Similarly, Yougindra Khushalani, former human rights officer of the United Nations Center for Human Rights in Geneva, argues that traditional Africa “does possess a coherent system of human rights,” including the right to life, the right to receive justice, the right to participation, freedom of religion, freedom of association, and freedom of expression. She suggests that human rights, whether individual or collective, were protected by custom rather than by written texts, but often involved well-defined procedures. She further argues that in traditional society, “besides having the right to select their leaders, Africans had the right to depose them and had methods and mechanisms for resolving issues affecting their societies as a whole.” She also asserts that traditional African society recognized freedom of movement, the right to work, and the right to education. These rights were not stated in adversarial terms, but were derived from the responsibilities of various members of the community. Thus, she concludes that traditional African society recognized the rights of both individuals and groups and through consensual procedures provided “an almost sacred protection” of fundamental human rights.

Chris Mojekwu reports that in traditional African culture all able-bodied members shared both the responsibility of maintaining and protecting their community and the right to use its resources. He argues that human rights as a basic concept was very much present in pre-colonial African society well before the eighteenth and nineteenth centuries. The difference was that the concept of human rights in Africa was fundamentally based on ascribed status. It was a person’s place of birth and his membership of a particular community that gave content and meaning to his human rights—social, economic, and political. One African proverb puts across the African sense of community. It says “Go the way that many people go; if you go alone, you will have reason to lament”.

Consideration of the African judicial process reveals that in several respects it contained a better guarantee of procedural fairness than its western counterpart. The ideal sought by African courts was a reconciliation of the disputants approved by the community. And, because reconciliation required a slow but thorough examination of any grievance, the parties had every opportunity to voice their complaints in a relatively sympathetic environment. The punitive measures used in curbing widely disapproved behaviors were also very effective although sometimes shameful and extreme. The Ibibio people in Akwa Ibom State, Nigeria, for instance, had zero tolerance for theft. The thief once caught in the act or convicted, would be stripped naked, his or her body rubbed with charcoal from head to toe and the object he or she stole would be given to him or her to carry around the village in broad day light. The sense of personal shame and the disgrace the thief has brought on himself or herself, family, relations and friends would be enough to discourage even the most daring thief. By comparison, the highly professionalized western mode of dispute processing seems designed to alienate and confuse the litigant.

Furthermore, in African traditional society, children’s rights were not a social issue; a child was a welcome addition to any household, where it would be assured of food, shelter and support. There were no formal mechanisms to protect children, but then none would have been necessary as abundant land, a subsistence economy, and the highly developed sense of generosity underwrote the support obligation. Similarly, gender discrimination was not an issue. Woman in pre-colonial Africa might have lacked some formal legal capacities, but they were respected members of the family and community, and they too were guaranteed lifelong support within the framework of the extended family.

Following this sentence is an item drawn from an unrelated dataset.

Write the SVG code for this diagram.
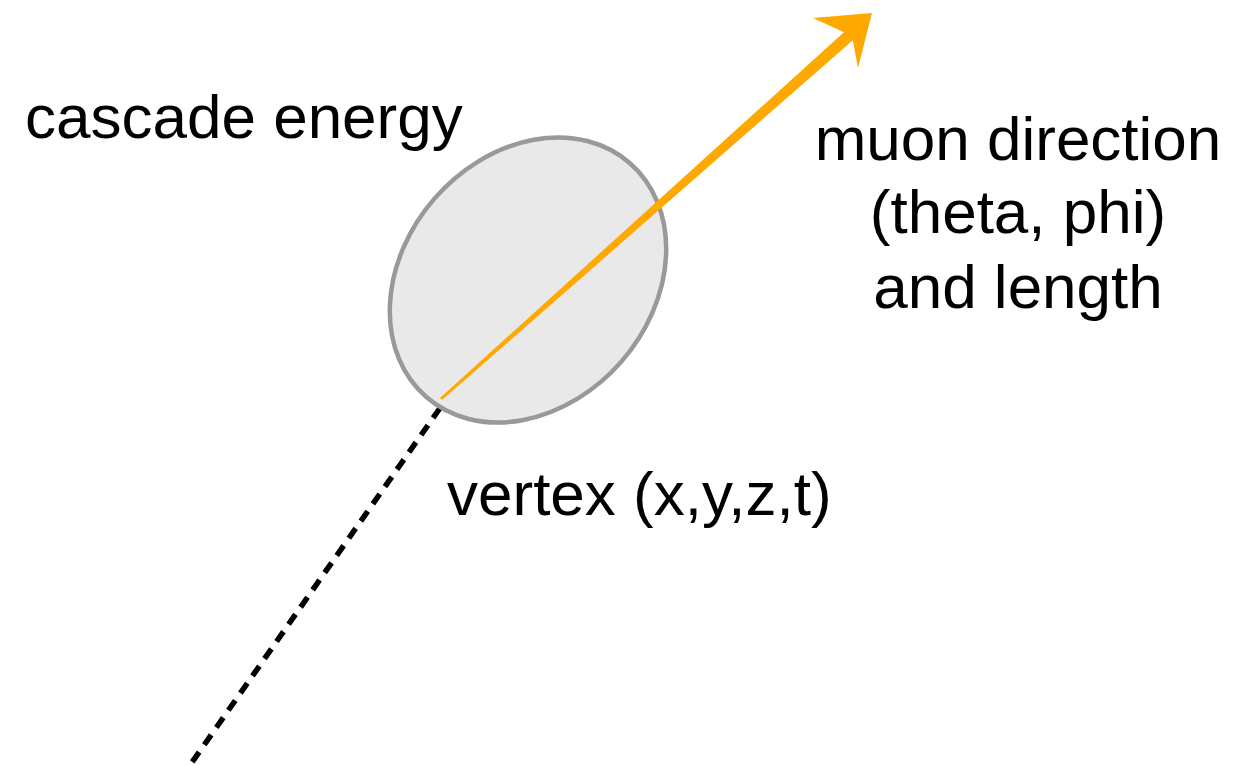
<svg xmlns="http://www.w3.org/2000/svg" width="1255" height="766" viewBox="0 0 1255 766">
<style>
.lbl{font-family:"Liberation Sans",Arial,sans-serif;font-size:62px;fill:#000;}
.mid{text-anchor:middle;}
.trk{fill:#FFA800;}
</style>
<rect width="1255" height="766" fill="#fff"/>
<g id="connectors">
<line id="incoming" x1="440" y1="408" x2="188" y2="768" stroke="#000" stroke-width="5.5" stroke-dasharray="12 9"/>
</g>
<g id="cascade">
<ellipse cx="528" cy="280" rx="155" ry="124" transform="rotate(-49 528 280)" fill="#E9E9E9" stroke="#999" stroke-width="4.5"/>
</g>
<g id="muon">
<polygon class="trk" points="442,400 856,37.5 848,28.5 440,398"/>
<polygon class="trk" points="813,18 872,13 858,68 852,36"/>
</g>
<g id="label-energy"><text class="lbl" x="25" y="138">cascade energy</text></g>
<g id="label-direction">
<text class="lbl mid" x="1018" y="160">muon direction</text>
<text class="lbl mid" x="1018" y="233">(theta, phi)</text>
<text class="lbl mid" x="1018" y="308">and length</text>
</g>
<g id="label-vertex"><text class="lbl" x="447" y="515">vertex (x,y,z,t)</text></g>
</svg>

Despite the covenants in the International Bill of Human Rights, Africa longed for an autochthonous document that would conceptualize human rights from the African view and reflect the lead realities of the African people. The OAU Charter was the first regional instrument that dealt with the protection of human rights in the continent. However, it contained very little references to the concepts of human rights and made reference to the protection of human rights as well as general statements regarding the welfare and well-being of Africans. With both the domestic and international pressure, African leaders adopted in 1986 the African Charter on Human and People Rights.

When the African charter came into operation on 21 October 1986, it was considered a miracle, an extraordinary and powerful instrument of liberalization, and an unprecedented event in the history of the continent. The African Charter came as a rebellion against colonial tendencies. It portrayed Africa’s readiness to move from human wrong to human rights.


The African Charter is the first international binding instrument to bridge the gap between civil and political rights and economic and social rights. It includes civil and political rights as well as specific economic and social rights. It has not separated socio-economic rights into a different instrument like in the European and American system.

Another feature of the ACHPR is that it breaks new ground by including individual duties. It consecrates a whole chapter to the duties of individuals, although this chapter only consists of three articles. In Articles 27, 28 and 29, the ACPHR recognizes explicitly the duty of the individual to the family, society, the state and the international community. Furthermore, the Preamble declare that ‘‘the enjoyment of rights and freedoms also implies the performance of duties on the part of everyone’’. In Elias’s view, the African Charter seems to express another feature of the African conception of human right, whose basis would appear to be the nature of the several of social organization in traditional Africa, in which the human person is at the center of whole raft of rights and obligations.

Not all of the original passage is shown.